One thing Homich has learned about competing in the marathon is that success is heavily dependent on the work done before the starting gun sounds.
“Marathoning is all about the miles,” he said. “People refer to it as a ‘trial of miles,’ and you’ve just got to put the time in.”
Homich’s personal-record marathon time to date is 2 hours, 51 minutes, 51 seconds, set last September when he placed sixth overall among 674 finishers at the Erie Marathon at Presque Isle in Erie, Pa.
He described that course as “super flat and super fast” but believes the quality of his training since then — including a high-mileage week of 76 miles in late March — has left him in even better condition now and hopeful of bettering his PR on Monday amid weather conditions predicted to include partly cloudy skies and temperatures in the mid- to upper-50s.
“I always set a lot of goals,” said Homich. “For one, you want to beat the local guys you run with, you want to see them do well but you also want to do just a little better.
“The number 2:45 is what I have in my mind as my A-goal, though that might be stretching it a little bit.”
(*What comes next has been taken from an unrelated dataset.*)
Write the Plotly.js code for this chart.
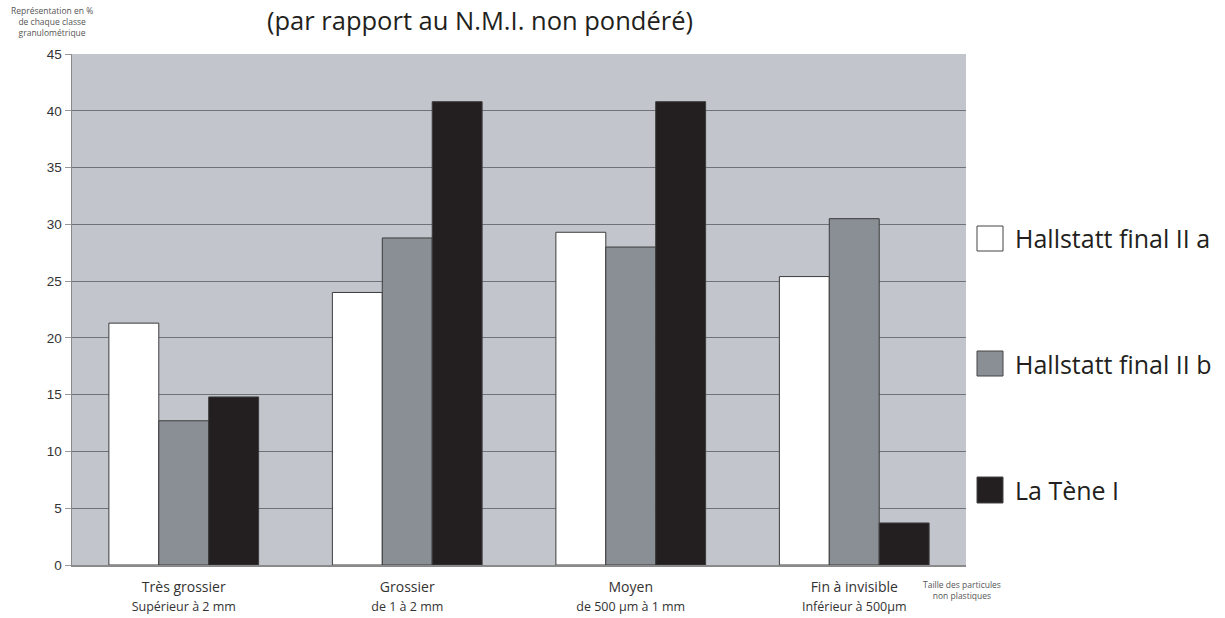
<!DOCTYPE html>
<html>
<head>
<meta charset="utf-8">
<script src="https://cdn.plot.ly/plotly-3.0.1.min.js"></script>
<style>html,body{margin:0;padding:0;background:#fff;}#chart{width:1225px;height:618px;}</style>
</head>
<body>
<div id="chart"></div>
<script>
// Data
const categories = ["Très grossier", "Grossier", "Moyen", "Fin à invisible"];
const subLabels = ["Supérieur à 2 mm", "de 1 à 2 mm", "de 500 µm à 1 mm", "Inférieur à 500µm"];
const seriesNames = ["Hallstatt final II a", "Hallstatt final II b", "La Tène I"];
const hallstattA = [21.3, 24.0, 29.3, 25.4];
const hallstattB = [12.7, 28.8, 28.0, 30.5];
const laTene = [14.8, 40.8, 40.8, 3.7];
const yTicks = [0, 5, 10, 15, 20, 25, 30, 35, 40, 45];

const colors = ["#ffffff", "#8a8f95", "#231f20"];
const values = [hallstattA, hallstattB, laTene];

const traces = values.map((v, i) => ({
  type: "bar",
  name: seriesNames[i],
  x: categories,
  y: v,
  marker: {color: colors[i], line: {color: "#3c3c3c", width: 1}},
  showlegend: false,
  hoverinfo: "x+y+name"
}));

const ticktext = categories.map((c, i) => c + "<br><span style='font-size:12.5px'>" + subLabels[i] + "</span>");

// geometry of plot area (pixels) for legend placement
const L = 72, R = 259, T = 54, B = 53, W = 1225, H = 618;
const pw = W - L - R, ph = H - T - B;
const px = x => (x - L) / pw;
const py = y => (H - B - y) / ph;

const legendRows = [
  {y0: 226, y1: 251},
  {y0: 351, y1: 376},
  {y0: 477, y1: 503}
];
const shapes = [];
const annotations = [];
legendRows.forEach((r, i) => {
  shapes.push({
    type: "rect", xref: "paper", yref: "paper",
    x0: px(977), x1: px(1003), y0: py(r.y1), y1: py(r.y0),
    fillcolor: colors[i], line: {color: "#444", width: 1}
  });
  annotations.push({
    xref: "paper", yref: "paper", x: px(1013), y: py((r.y0 + r.y1) / 2),
    xanchor: "left", yanchor: "middle", showarrow: false,
    text: seriesNames[i],
    font: {family: "Open Sans", size: 25, color: "#231f20"}
  });
});
annotations.push({
  xref: "paper", yref: "paper", x: px(52), y: py(21),
  xanchor: "center", yanchor: "middle", showarrow: false,
  text: "Représentation en %<br>de chaque classe<br>granulométrique",
  font: {family: "Open Sans", size: 8.5, color: "#555"}
});
annotations.push({
  xref: "paper", yref: "paper", x: px(962), y: py(590),
  xanchor: "center", yanchor: "middle", showarrow: false,
  text: "Taille des particules<br>non plastiques",
  font: {family: "Open Sans", size: 8.5, color: "#555"}
});

const layout = {
  width: W, height: H,
  margin: {l: L, r: R, t: T, b: B, pad: 0},
  paper_bgcolor: "#ffffff",
  plot_bgcolor: "#c2c5cc",
  title: {
    text: "(par rapport au N.M.I. non pondéré)",
    xref: "container", yref: "container",
    x: 480 / W, xanchor: "center",
    y: 1 - 30 / H, yanchor: "bottom",
    font: {family: "Open Sans", size: 25.5, color: "#231f20"}
  },
  barmode: "group",
  bargap: 0.33,
  bargroupgap: 0,
  font: {family: "Liberation Sans", color: "#333"},
  xaxis: {
    type: "category",
    tickvals: categories,
    ticktext: ticktext,
    ticks: "",
    ticklabelstandoff: 9,
    tickfont: {family: "Open Sans", size: 14, color: "#333"},
    showline: true, linecolor: "#8a8a8a", linewidth: 1.5,
    showgrid: false, zeroline: false,
    fixedrange: true
  },
  yaxis: {
    range: [0, 45],
    tickvals: yTicks,
    ticks: "outside", ticklen: 6, tickcolor: "#999",
    tickfont: {family: "Liberation Sans", size: 13.5, color: "#333"},
    showline: true, linecolor: "#8a8a8a", linewidth: 1.5,
    showgrid: true, gridcolor: "#6e7279", gridwidth: 1.2,
    zeroline: false,
    fixedrange: true
  },
  shapes: shapes,
  annotations: annotations,
  showlegend: false
};

Plotly.newPlot("chart", traces, layout, {displayModeBar: false, staticPlot: true});
</script>
</body>
</html>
MARATHON NOTEBOOK: Defending champions Wesley Korir and Sharon Cherop, both of Kenya, will be back to pursue repeat championships in the Boston Marathon and the $806,000 first prizes that come with victory. Also returning are Canadian Josh Cassidy and Shirley Reilly of Arizona, the defending push-rim wheelchair division champions. Cassidy won in 2012 with a world-best time of 1:18:25, while Reilly edged five-time defending champion Wakako Tsuchida of Japan by one second. … 2008 Olympic bronze medalist and Marblehead, Mass., native Shalane Flanagan will attempt to to become the first American women’s champion at Boston since Lisa Larsen-Weidenbach’s 1985 victory. A runner-up at the 2010 New York City Marathon, Flanagan will make her Boston debut this year. She will be joined by training partner American Kara Goucher, who placed third in the 2009 Boston Marathon. … The 2013 Boston Marathon marks the 25th anniversary of Kenyan Ibrahim Hussein’s 1988 victory, which made him the event’s first African champion. During the past 25 years, a Kenyan or an Ethiopian man has won the Boston Marathon 23 times. Fatuma Roba of Ethiopia was the event’s first women’s champion from Africa, winning three consecutive years from 1997 to 1999. Kenyan and Ethiopian women have combined to capture 14 of the last 16 Boston Marathon titles. … The race-hosting Boston Athletic Association has renewed its financial support of the eight cities and towns along the Boston Marathon course, providing $2.7 million over a three-year term from 2013 through 2015, with contributions increasing annually. The financial commitment recognizes the expenses for logistical, operational and administrative course support provided by the towns of Hopkinton, Ashland, Framingham, Natick, Wellesley and Brookline, the cities of Newton and Boston, and the Commonwealth of Massachusetts. … The qualification window for the 118th Boston Marathon, to be held April 21, 2014, began last Sept. 22. Registration dates for the 2014 Marathon have not yet been announced.